There is a fashionable idea, kind in its intentions, that we should spare children the sting of losing — that competition is cruel, that the scoreboard wounds, that the gentlest classroom is the one where nobody comes last. It is a comfortable idea. It is also, I will argue, a quiet betrayal of the very children it claims to protect, which is why competitive sport should not merely be offered in our schools, but required.
Begin with the obvious, because the obvious is being forgotten. A generation is growing up less active, more sedentary and more anxious than any before it. Compulsory competitive sport is the simplest, cheapest public-health intervention available to us: it moves bodies that would otherwise sit still, and it does so not for an abstract future but for the visible, immediate good of a child who runs, breathes, sleeps and thinks better for it. We do not make mathematics optional because some find it hard. We should not make physical health optional because some find it uncomfortable.
But the deeper case is not about the body at all. It is about what competition teaches that nothing else in school can. In a match, a child meets, in a safe and bounded form, the two great facts of an adult life: that effort does not guarantee success, and that failure is survivable. The pupil who loses on Saturday, shakes hands, and turns up to train on Monday has learned a lesson no worksheet contains — that defeat is not the end of you, but information for your next attempt. Strip competition out of childhood and you do not abolish failure; you merely postpone a child's first meeting with it to an age, and a context, where it will hurt far more.
I must take seriously the strongest objection, because it is the one I once believed myself. Competition, the argument runs, humiliates the weak, crowns the strong, and teaches the already-confident that they are superior and the already-anxious that they are not enough. Forced competition, on this view, does not build resilience; it manufactures shame. And where sport is badly run — where winning is worshipped and the slowest child is left, last and laughed at, on the touchline — that objection is not merely valid. It is an indictment.

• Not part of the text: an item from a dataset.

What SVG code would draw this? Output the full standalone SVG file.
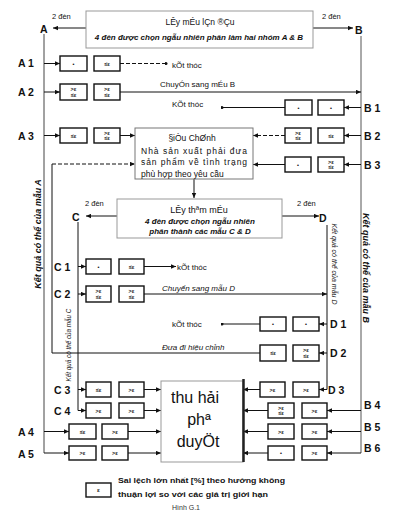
<svg xmlns="http://www.w3.org/2000/svg" width="400" height="517" viewBox="0 0 400 517">
<defs>
<marker id="ah" viewBox="0 0 6 6" refX="6" refY="3" markerWidth="5" markerHeight="5" orient="auto"><path d="M0,0.4 L6,3 L0,5.6 z" fill="#111"/></marker>
<marker id="dot" viewBox="0 0 4 4" refX="2" refY="2" markerWidth="3" markerHeight="3"><circle cx="2" cy="2" r="2" fill="#111"/></marker>
<style>
.bx{fill:#fff;stroke:#111;stroke-width:1.4}
.bt{font:bold 5.5px "Liberation Sans",sans-serif;text-anchor:middle;fill:#111}
.ln{stroke:#111;stroke-width:1;fill:none}
.ar{marker-end:url(#ah)}
.dt{marker-end:url(#dot)}
.dash{stroke-dasharray:4 2}
.lbl{font:bold 10.5px "Liberation Sans",sans-serif;fill:#111}
.t8{font:8px "Liberation Sans",sans-serif;fill:#111}
.ti{font:italic 8px "Liberation Sans",sans-serif;fill:#111}
.tbi{font:bold italic 8px "Liberation Sans",sans-serif;fill:#111;text-anchor:middle}
.t2{font:7.5px "Liberation Sans",sans-serif;fill:#111}
.vt{font:bold italic 9px "Liberation Sans",sans-serif;fill:#111;text-anchor:middle}
.vs{font:italic 6.3px "Liberation Sans",sans-serif;fill:#111;text-anchor:middle}
.gbox{fill:#fff;stroke:#999;stroke-width:1}
</style>
</defs>

<g id="connectors">
<path class="ln ar" d="M86 28 H53"/>
<path class="ln ar" d="M313 28 H353"/>
<path class="ln" style="stroke:#444" d="M44 34 V453"/>
<path class="ln" style="stroke:#555" d="M361 36 V453"/>
<path class="ln ar" d="M44 63.5 H60"/>
<path class="ln ar" d="M44 92 H60"/>
<path class="ln ar" d="M44 135.5 H60"/>
<path class="ln ar" d="M44 431.5 H69"/>
<path class="ln ar" d="M44 453 H69"/>
<path class="ln ar" d="M361 107.5 H344"/>
<path class="ln ar" d="M361 135.5 H344"/>
<path class="ln ar" d="M361 164.5 H344"/>
<path class="ln ar" d="M361 410.5 H327"/>
<path class="ln ar" d="M361 431.5 H327"/>
<path class="ln ar" d="M361 453 H327"/>
<path class="ln dash dt" d="M120 63.5 H166"/>
<path class="ln ar" d="M120 92 H361"/>
<path class="ln ar" d="M120 135.5 H135"/>
<path class="ln dt" d="M285 107.5 H222"/>
<path class="ln ar dash" d="M285 135.5 H253"/>
<path class="ln ar" d="M285 164.5 H253"/>
<path class="ln" d="M260 353 H52 V164"/>
<path class="ln ar dash" d="M52 164 H135"/>
<path class="ln ar" d="M194 179 V198"/>
<path class="ln ar" d="M117 216 H86"/>
<path class="ln ar" d="M282 216 H319"/>
<path class="ln" d="M78 222 V410.5"/>
<path class="ln" d="M327 225 V389.5"/>
<path class="ln ar" d="M78 266.5 H86"/>
<path class="ln ar" d="M78 294 H86"/>
<path class="ln ar" d="M78 389.5 H86"/>
<path class="ln ar" d="M78 410.5 H86"/>
<path class="ln ar" d="M327 324 H319"/>
<path class="ln ar" d="M327 353 H319"/>
<path class="ln ar" d="M327 389.5 H319"/>
<path class="ln ar" d="M144 266.5 H176"/>
<path class="ln ar" d="M144 294 H327"/>
<path class="ln dt" d="M260 324 H222"/>
<path class="ln ar" d="M144 389.5 H161"/>
<path class="ln ar" d="M144 410.5 H161"/>
<path class="ln ar" d="M128 431.5 H161"/>
<path class="ln ar" d="M128 453 H161"/>
<path class="ln ar" d="M260 389.5 H243"/>
<path class="ln ar" d="M268 410.5 H243"/>
<path class="ln ar" d="M268 431.5 H243"/>
<path class="ln ar" d="M268 453 H243"/>
</g>

<g id="sample1">
<rect class="gbox" x="86" y="11" width="227" height="37"/>
<text class="t8" x="200" y="25" text-anchor="middle" style="font-size:8.5px">LÊy mÉu lÇn ®Çu</text>
<text class="tbi" x="199" y="40">4 đèn được chọn ngẫu nhiên phân làm hai nhóm A &amp; B</text>
<text class="t2" x="52" y="19">2 đèn</text>
<text class="t2" x="322" y="19">2 đèn</text>
<text class="lbl" x="40" y="33">A</text>
<text class="lbl" x="355" y="34">B</text>
</g>

<g id="A1">
<text class="lbl" x="18" y="67">A 1</text>
<rect class="bx" x="60" y="56" width="27" height="15"/><text class="bt" x="73.5" y="65.5">•</text>
<rect class="bx" x="94" y="56" width="26" height="15"/><text class="bt" x="107" y="65.5">≤ε</text>
<text class="t8" x="172" y="67.5">kÕt thóc</text>
</g>
<g id="A2">
<text class="lbl" x="18" y="96">A 2</text>
<rect class="bx" x="60" y="84" width="27" height="16"/><text class="bt" x="73.5" y="91"><tspan x="73.5">&gt;ε</tspan><tspan x="73.5" dy="5.5">≤ε</tspan></text>
<rect class="bx" x="94" y="84" width="26" height="16"/><text class="bt" x="107" y="91"><tspan x="107">&gt;ε</tspan><tspan x="107" dy="5.5">≤ε</tspan></text>
<text class="t8" x="160" y="87">ChuyÓn sang mÉu B</text>
</g>
<g id="A3">
<text class="lbl" x="18" y="139.5">A 3</text>
<rect class="bx" x="60" y="128" width="27" height="15"/><text class="bt" x="73.5" y="137.5">≤ε</text>
<rect class="bx" x="94" y="128" width="26" height="15"/><text class="bt" x="107" y="134.5"><tspan x="107">&gt;ε</tspan><tspan x="107" dy="5.5">≤ε</tspan></text>
</g>
<g id="B1">
<text class="lbl" x="364" y="112">B 1</text>
<rect class="bx" x="285" y="100" width="27" height="15"/><text class="bt" x="298.5" y="109.5">•</text>
<rect class="bx" x="318" y="100" width="26" height="15"/><text class="bt" x="331" y="109.5">•</text>
<text class="t8" x="172" y="107">KÕt thóc</text>
</g>
<g id="B2">
<text class="lbl" x="364" y="140">B 2</text>
<rect class="bx" x="285" y="128" width="26" height="15"/><text class="bt" x="298" y="134.5"><tspan x="298">&gt;ε</tspan><tspan x="298" dy="5.5">≤ε</tspan></text>
<rect class="bx" x="318" y="128" width="26" height="15"/><text class="bt" x="331" y="137.5">≤ε</text>
</g>
<g id="B3">
<text class="lbl" x="364" y="169">B 3</text>
<rect class="bx" x="285" y="157" width="26" height="15"/><text class="bt" x="298" y="166.5">•</text>
<rect class="bx" x="318" y="157" width="26" height="15"/><text class="bt" x="331" y="163.5"><tspan x="331">&gt;ε</tspan><tspan x="331" dy="5.5">≤ε</tspan></text>
</g>

<g id="correction">
<rect x="135" y="128" width="118" height="51" fill="#fff" stroke="#777" stroke-width="1"/>
<text class="t8" x="192" y="140.5" text-anchor="middle" style="font-size:8.5px">§iÒu ChØnh</text>
<text class="t8" x="141" y="153.5" textLength="106" lengthAdjust="spacing" style="font-size:8.5px">Nhà sản xuất phải đưa</text>
<text class="t8" x="141" y="165" textLength="106" lengthAdjust="spacing" style="font-size:8.5px">sản phẩm về tình trạng</text>
<text class="t8" x="141" y="176.5" style="font-size:8.5px">phù hợp theo yêu cầu</text>
</g>

<g id="sample2">
<rect class="gbox" x="117" y="199" width="165" height="39"/>
<text class="t8" x="199" y="213" text-anchor="middle" style="font-size:9px">LÊy thªm mÉu</text>
<text class="tbi" x="200" y="224">4 đèn được chọn ngẫu nhiên</text>
<text class="tbi" x="200" y="234">phân thành các mẫu C &amp; D</text>
<text class="t2" x="85" y="206">2 đèn</text>
<text class="t2" x="297" y="206">2 đèn</text>
<text class="lbl" x="72" y="221">C</text>
<text class="lbl" x="319" y="222">D</text>
</g>

<g id="vlabels">
<text class="vt" transform="translate(41 234) rotate(-90)">Kết quả có thể của mẫu A</text>
<text class="vt" transform="translate(363 268) rotate(90)">Kết quả có thể của mẫu B</text>
<text class="vs" transform="translate(71 345) rotate(-90)">Kết quả có thể của mẫu C</text>
<text class="vs" style="font-size:7px" transform="translate(332 264) rotate(90)">Kết quả có thể của mẫu D</text>
</g>

<g id="C1">
<text class="lbl" x="54" y="270.5">C 1</text>
<rect class="bx" x="86" y="259" width="25" height="15"/><text class="bt" x="98.5" y="268.5">•</text>
<rect class="bx" x="119" y="259" width="25" height="15"/><text class="bt" x="131.5" y="268.5">≤ε</text>
<text class="t8" x="177" y="270">kÕt thóc</text>
</g>
<g id="C2">
<text class="lbl" x="54" y="298">C 2</text>
<rect class="bx" x="86" y="286" width="25" height="16"/><text class="bt" x="98.5" y="293"><tspan x="98.5">&gt;ε</tspan><tspan x="98.5" dy="5.5">≤ε</tspan></text>
<rect class="bx" x="119" y="286" width="25" height="16"/><text class="bt" x="131.5" y="293"><tspan x="131.5">&gt;ε</tspan><tspan x="131.5" dy="5.5">≤ε</tspan></text>
<text class="ti" x="162" y="291">Chuyển sang mẫu D</text>
</g>
<g id="D1">
<text class="lbl" x="330" y="328">D 1</text>
<rect class="bx" x="260" y="317" width="26" height="14"/><text class="bt" x="273" y="326">•</text>
<rect class="bx" x="293" y="317" width="26" height="14"/><text class="bt" x="306" y="326">•</text>
<text class="t8" x="172" y="327">kÕt thóc</text>
</g>
<g id="D2">
<text class="lbl" x="330" y="357">D 2</text>
<rect class="bx" x="260" y="345" width="26" height="16"/><text class="bt" x="273" y="355">≤ε</text>
<rect class="bx" x="293" y="345" width="26" height="16"/><text class="bt" x="306" y="352"><tspan x="306">&gt;ε</tspan><tspan x="306" dy="5.5">≤ε</tspan></text>
<text class="ti" x="162" y="350">Đưa đi hiệu chỉnh</text>
</g>
<g id="C3">
<text class="lbl" x="54" y="393.5">C 3</text>
<rect class="bx" x="86" y="382" width="25" height="15"/><text class="bt" x="98.5" y="391.5">≤ε</text>
<rect class="bx" x="119" y="382" width="25" height="15"/><text class="bt" x="131.5" y="391.5">&gt;ε</text>
</g>
<g id="C4">
<text class="lbl" x="54" y="414.5">C 4</text>
<rect class="bx" x="86" y="403" width="25" height="15"/><text class="bt" x="98.5" y="412.5">&gt;ε</text>
<rect class="bx" x="119" y="403" width="25" height="15"/><text class="bt" x="131.5" y="412.5">&gt;ε</text>
</g>
<g id="D3">
<text class="lbl" x="328" y="393.5">D 3</text>
<rect class="bx" x="260" y="382" width="25" height="15"/><text class="bt" x="272.5" y="391.5">&gt;ε</text>
<rect class="bx" x="293" y="382" width="26" height="15"/><text class="bt" x="306" y="391.5">&gt;ε</text>
</g>
<g id="B4">
<text class="lbl" x="364" y="409">B 4</text>
<rect class="bx" x="268" y="403" width="26" height="15"/><text class="bt" x="281" y="409.5"><tspan x="281">&gt;ε</tspan><tspan x="281" dy="5.5">≤ε</tspan></text>
<rect class="bx" x="302" y="403" width="25" height="15"/><text class="bt" x="314.5" y="412.5">&gt;ε</text>
</g>
<g id="B5">
<text class="lbl" x="364" y="431">B 5</text>
<rect class="bx" x="268" y="424" width="26" height="15"/><text class="bt" x="281" y="433.5">&gt;ε</text>
<rect class="bx" x="302" y="424" width="25" height="15"/><text class="bt" x="314.5" y="433.5">&gt;ε</text>
</g>
<g id="B6">
<text class="lbl" x="364" y="452">B 6</text>
<rect class="bx" x="268" y="446" width="26" height="14"/><text class="bt" x="281" y="455">•</text>
<rect class="bx" x="302" y="446" width="25" height="14"/><text class="bt" x="314.5" y="455">&gt;ε</text>
</g>
<g id="A4">
<text class="lbl" x="18" y="436">A 4</text>
<rect class="bx" x="69" y="424" width="27" height="15"/><text class="bt" x="82.5" y="433.5">≤ε</text>
<rect class="bx" x="102" y="424" width="26" height="15"/><text class="bt" x="115" y="433.5">&gt;ε</text>
</g>
<g id="A5">
<text class="lbl" x="18" y="458">A 5</text>
<rect class="bx" x="69" y="446" width="27" height="14"/><text class="bt" x="82.5" y="455">&gt;ε</text>
<rect class="bx" x="102" y="446" width="26" height="14"/><text class="bt" x="115" y="455">&gt;ε</text>
</g>

<g id="approval">
<rect x="161" y="381" width="82" height="81" fill="#fff" stroke="#999" stroke-width="1"/>
<line x1="243.5" y1="379" x2="243.5" y2="462" stroke="#222" stroke-width="2.5"/>
<text x="195" y="403" text-anchor="middle" style="font:16px 'Liberation Sans',sans-serif;fill:#111">thu hải</text>
<text x="199" y="425" text-anchor="middle" style="font:16px 'Liberation Sans',sans-serif;fill:#111">phª</text>
<text x="198" y="447" text-anchor="middle" style="font:16px 'Liberation Sans',sans-serif;fill:#111">duyÖt</text>
</g>

<g id="legend">
<rect class="bx" x="86" y="483" width="25" height="14"/><text class="bt" x="98.5" y="492" style="font-size:6px">ε</text>
<text x="118" y="483" textLength="167" lengthAdjust="spacingAndGlyphs" style="font:bold 8px 'Liberation Sans',sans-serif;fill:#111">Sai lệch lớn nhất [%] theo hướng không</text>
<text x="118" y="497" textLength="150" lengthAdjust="spacingAndGlyphs" style="font:bold 8px 'Liberation Sans',sans-serif;fill:#111">thuận lợi so với các giá trị giới hạn</text>
<text x="172" y="510" style="font:7px 'Liberation Sans',sans-serif;fill:#333">Hình G.1</text>
</g>
</svg>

But notice that this is an argument against bad competition, not against competition. The remedy for a race that humiliates is not to ban racing; it is to run it well — to widen what counts as winning, to celebrate the improved as loudly as the fastest, to make the handshake matter as much as the result. A school that makes sport compulsory takes on precisely this responsibility: not to expose children to cruelty, but to teach them, under supervision, the hardest and most useful skill there is — how to try, how to lose, and how to begin again.
So let us stop confusing kindness with avoidance. The truly kind thing is not to hide the scoreboard from children; it is to stand beside them while they learn to read it. Make it compulsory — not to crown winners, but to raise people who can lose a match on Saturday and, undefeated where it matters, walk back out on Monday.